I also collected Marvel comics (G.I. Joe, Transformers, etc.), rocks and minerals, Star Wars figures, and Garbage Pail kids. I still have a giant bin of LEGOs, but alas I sold all my He-Man figures and Transformers at a garage sale to the neighbor kid for $1 apiece.
Most of that stuff got packed away when I was a teenager, got shuffled to my folks' attic in college, and then I moved out of state for many years. I did save a bunch of
State Quarters in the early years, and tuck away some rolls of
Sacagawea dollars when they first came out.
Now that I am approaching 50, many of those things have made a return for the next generation. I display the rock collection in an old glass cabinet. I gave away a bunch of old school 70s and 80s comics to kids who like superheroes, and kept the good stuff. (The star of that collection is a 12-cent Aquaman #5 in decent condition that I pulled out of the bargain bin at a local bookstore for $1 in the mid-1980s.) I have played LEGOs with my niece and nephew for years. My nephew and I currently build LEGO Battlebots using a framework that I designed around a $5 RC car chassis.
So I figured, why not get back into coin collecting a bit? It's a nice, quiet hobby that I could pursue into retirement. I have a few shorter-term objectives:

establish a quality collection of bicentennial pieces

enjoy hunting coin rolls, mostly
Jefferson nickels
explore errors and varieties, and learn how to spot them in rolls

develop a solid understanding of grading and value

work through the accumulation of coins my grandfather left after he passed
My grandfather handed down a couple boxes of stuff to my mother. Neither she nor my sister has any interest in coins, and I have no kids. It has become my responsibility to steward and divide that collection for my niece and nephew. Pop-pop culled a lot of coins from circulation—wheat pennies, 90% silver coins,
Buffalo nickels.
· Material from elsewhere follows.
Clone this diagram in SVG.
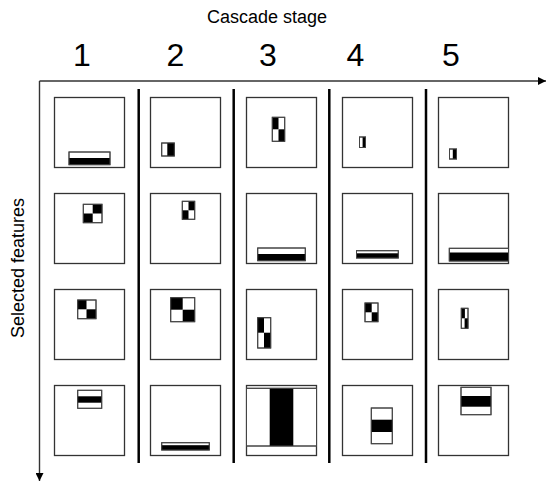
<svg xmlns="http://www.w3.org/2000/svg" width="547" height="483" viewBox="0 0 547 483">
<defs>
<marker id="ah" viewBox="0 0 10 10" refX="10" refY="5" markerWidth="8" markerHeight="8" markerUnits="userSpaceOnUse" orient="auto">
<path d="M0,0 L10,5 L0,10 z" fill="#000"/>
</marker>
<style>
.t{font-family:"Liberation Sans",Arial,sans-serif;fill:#000}
.box{fill:#fff;stroke:#333;stroke-width:1.3}
.f{fill:#fff;stroke:#444;stroke-width:1}
.k{fill:#000}
.o{fill:none;stroke:#444;stroke-width:1}
.sep{stroke:#000;stroke-width:2.5}
.ax{stroke:#333;stroke-width:1.4;fill:none}
</style>
</defs>
<rect width="547" height="483" fill="#fff"/>
<text class="t" x="267" y="22.5" font-size="18" text-anchor="middle">Cascade stage</text>
<g class="t" font-size="32" text-anchor="middle">
<text x="82" y="66">1</text>
<text x="175.5" y="66">2</text>
<text x="268" y="66">3</text>
<text x="355.5" y="66">4</text>
<text x="451" y="66">5</text>
</g>
<text class="t" font-size="18" text-anchor="middle" transform="translate(24,268) rotate(-90)">Selected features</text>
<g id="connectors">
<path class="ax" d="M39.5,81 H546" marker-end="url(#ah)"/>
<path class="ax" d="M39.5,81 V481" marker-end="url(#ah)"/>
<line class="sep" x1="138.7" y1="89" x2="138.7" y2="463"/>
<line class="sep" x1="233.7" y1="89" x2="233.7" y2="463"/>
<line class="sep" x1="329.3" y1="89" x2="329.3" y2="463"/>
<line class="sep" x1="426" y1="89" x2="426" y2="463"/>
</g>
<!-- Row 1 -->
<g id="r1c1"><rect class="box" x="54.5" y="97.5" width="70" height="70"/>
<rect class="f" x="69" y="152" width="41" height="12.7"/><rect class="k" x="69" y="158" width="41" height="6.7"/><rect class="o" x="69" y="152" width="41" height="12.7"/></g>
<g id="r1c2"><rect class="box" x="150.5" y="97.5" width="70" height="70"/>
<rect class="f" x="161.7" y="143" width="12.6" height="13"/><rect class="k" x="167.3" y="143" width="7" height="13"/><rect class="o" x="161.7" y="143" width="12.6" height="13"/></g>
<g id="r1c3"><rect class="box" x="246.5" y="97.5" width="70" height="70"/>
<rect class="f" x="272.3" y="117.3" width="12.4" height="24"/><rect class="k" x="272.3" y="117.3" width="6.2" height="12"/><rect class="k" x="278.5" y="129.3" width="6.2" height="12"/><rect class="o" x="272.3" y="117.3" width="12.4" height="24"/></g>
<g id="r1c4"><rect class="box" x="342.5" y="97.5" width="70" height="70"/>
<rect class="f" x="359.5" y="137" width="6" height="10.5"/><rect class="k" x="362.6" y="137" width="2.9" height="10.5"/><rect class="o" x="359.5" y="137" width="6" height="10.5" stroke="#111" stroke-width="1.4"/></g>
<g id="r1c5"><rect class="box" x="438.5" y="97.5" width="70" height="70"/>
<rect class="f" x="449.5" y="149" width="7" height="10"/><rect class="k" x="452.8" y="149" width="3.7" height="10"/><rect class="o" x="449.5" y="149" width="7" height="10" stroke="#111" stroke-width="1.4"/></g>
<!-- Row 2 -->
<g id="r2c1"><rect class="box" x="54.5" y="193.5" width="70" height="70"/>
<rect class="f" x="83.3" y="204.3" width="18.7" height="18.4"/><rect class="k" x="92.7" y="204.3" width="9.3" height="9.2"/><rect class="k" x="83.3" y="213.5" width="9.4" height="9.2"/><rect class="o" x="83.3" y="204.3" width="18.7" height="18.4"/></g>
<g id="r2c2"><rect class="box" x="150.5" y="193.5" width="70" height="70"/>
<rect class="f" x="182.3" y="201.3" width="12.4" height="18"/><rect class="k" x="188.5" y="201.3" width="6.2" height="9"/><rect class="k" x="182.3" y="210.3" width="6.2" height="9"/><rect class="o" x="182.3" y="201.3" width="12.4" height="18"/></g>
<g id="r2c3"><rect class="box" x="246.5" y="193.5" width="70" height="70"/>
<rect class="f" x="257.7" y="248" width="47.6" height="12.7"/><rect class="k" x="257.7" y="254" width="47.6" height="6.7"/><rect class="o" x="257.7" y="248" width="47.6" height="12.7"/></g>
<g id="r2c4"><rect class="box" x="342.5" y="193.5" width="70" height="70"/>
<rect class="f" x="356.5" y="250.7" width="41.8" height="7.3" fill="#eee"/><rect class="k" x="356.5" y="253.3" width="41.8" height="4.7"/><rect class="o" x="356.5" y="250.7" width="41.8" height="7.3"/></g>
<g id="r2c5"><rect class="box" x="438.5" y="193.5" width="70" height="70"/>
<rect class="f" x="449.3" y="248.3" width="59.2" height="12.7"/><rect class="k" x="449.3" y="252.5" width="59.2" height="8.5"/><rect class="o" x="449.3" y="248.3" width="59.2" height="12.7"/></g>
<!-- Row 3 -->
<g id="r3c1"><rect class="box" x="54.5" y="289.5" width="70" height="70"/>
<rect class="f" x="77.7" y="300" width="18.3" height="18.7"/><rect class="k" x="77.7" y="300" width="8.8" height="9.3"/><rect class="k" x="86.5" y="309.3" width="9.5" height="9.4"/><rect class="o" x="77.7" y="300" width="18.3" height="18.7"/></g>
<g id="r3c2"><rect class="box" x="150.5" y="289.5" width="70" height="70"/>
<rect class="f" x="170.7" y="297.7" width="24" height="24"/><rect class="k" x="170.7" y="297.7" width="12" height="12"/><rect class="k" x="182.7" y="309.7" width="12" height="12"/><rect class="o" x="170.7" y="297.7" width="24" height="24"/></g>
<g id="r3c3"><rect class="box" x="246.5" y="289.5" width="70" height="70"/>
<rect class="f" x="257.7" y="317.7" width="13" height="30.3"/><rect class="k" x="257.7" y="317.7" width="6.3" height="15"/><rect class="k" x="264" y="332.7" width="6.7" height="15.3"/><rect class="o" x="257.7" y="317.7" width="13" height="30.3"/></g>
<g id="r3c4"><rect class="box" x="342.5" y="289.5" width="70" height="70"/>
<rect class="f" x="365" y="303" width="13" height="18.7"/><rect class="k" x="365" y="303" width="6.7" height="9.3"/><rect class="k" x="371.7" y="312.3" width="6.3" height="9.4"/><rect class="o" x="365" y="303" width="13" height="18.7"/></g>
<g id="r3c5"><rect class="box" x="438.5" y="289.5" width="70" height="70"/>
<rect class="f" x="461.3" y="308.3" width="6.7" height="20"/><rect class="k" x="461.3" y="308.3" width="3.6" height="10"/><rect class="k" x="464.6" y="318.3" width="3.4" height="10"/><rect class="o" x="461.3" y="308.3" width="6.7" height="20" stroke="#111" stroke-width="1.3"/></g>
<!-- Row 4 -->
<g id="r4c1"><rect class="box" x="54.5" y="385.5" width="70" height="70"/>
<rect class="f" x="77.7" y="390.3" width="24" height="18"/><rect class="k" x="77.7" y="396.3" width="24" height="6.4"/><rect class="o" x="77.7" y="390.3" width="24" height="18"/></g>
<g id="r4c2"><rect class="box" x="150.5" y="385.5" width="70" height="70"/>
<rect class="f" x="161.7" y="442.7" width="47.6" height="7.3" fill="#ddd"/><rect class="k" x="161.7" y="445.2" width="47.6" height="4.8"/><rect class="o" x="161.7" y="442.7" width="47.6" height="7.3"/></g>
<g id="r4c3"><rect class="box" x="246.5" y="385.5" width="70" height="70"/>
<rect class="f" x="246.5" y="388.3" width="70" height="57.7"/><rect class="k" x="269.7" y="388.3" width="23.6" height="57.7"/><rect class="o" x="246.5" y="388.3" width="70" height="57.7"/></g>
<g id="r4c4"><rect class="box" x="342.5" y="385.5" width="70" height="70"/>
<rect class="f" x="371.3" y="408" width="21" height="35.7"/><rect class="k" x="371.3" y="419.7" width="21" height="12.3"/><rect class="o" x="371.3" y="408" width="21" height="35.7"/></g>
<g id="r4c5"><rect class="box" x="438.5" y="385.5" width="70" height="70"/>
<rect class="f" x="461" y="387.3" width="30" height="27.4"/><rect class="k" x="461" y="396" width="30" height="10.7"/><rect class="o" x="461" y="387.3" width="30" height="27.4"/></g>
</svg>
He also left coffee cans of
Eisenhower dollars,
Kennedy halves, and mint rolls of 1976 halves. As I began working through the collection, I realized that the finer points were all-important. For example, the stacks of 1972
Eisenhower dollars had multiple types, and type 2 was expensive. There are also some interesting cigar boxes with coins from his time in WWII (both the victors and the vanquished) which tell a cool little story.
Eventually I would like to separate and correctly preserve the jewels, liquidate the rest for college funds, hand out some starter pieces to extended family interested in coin collecting. That's a long road, but hopefully it's an enjoyable one!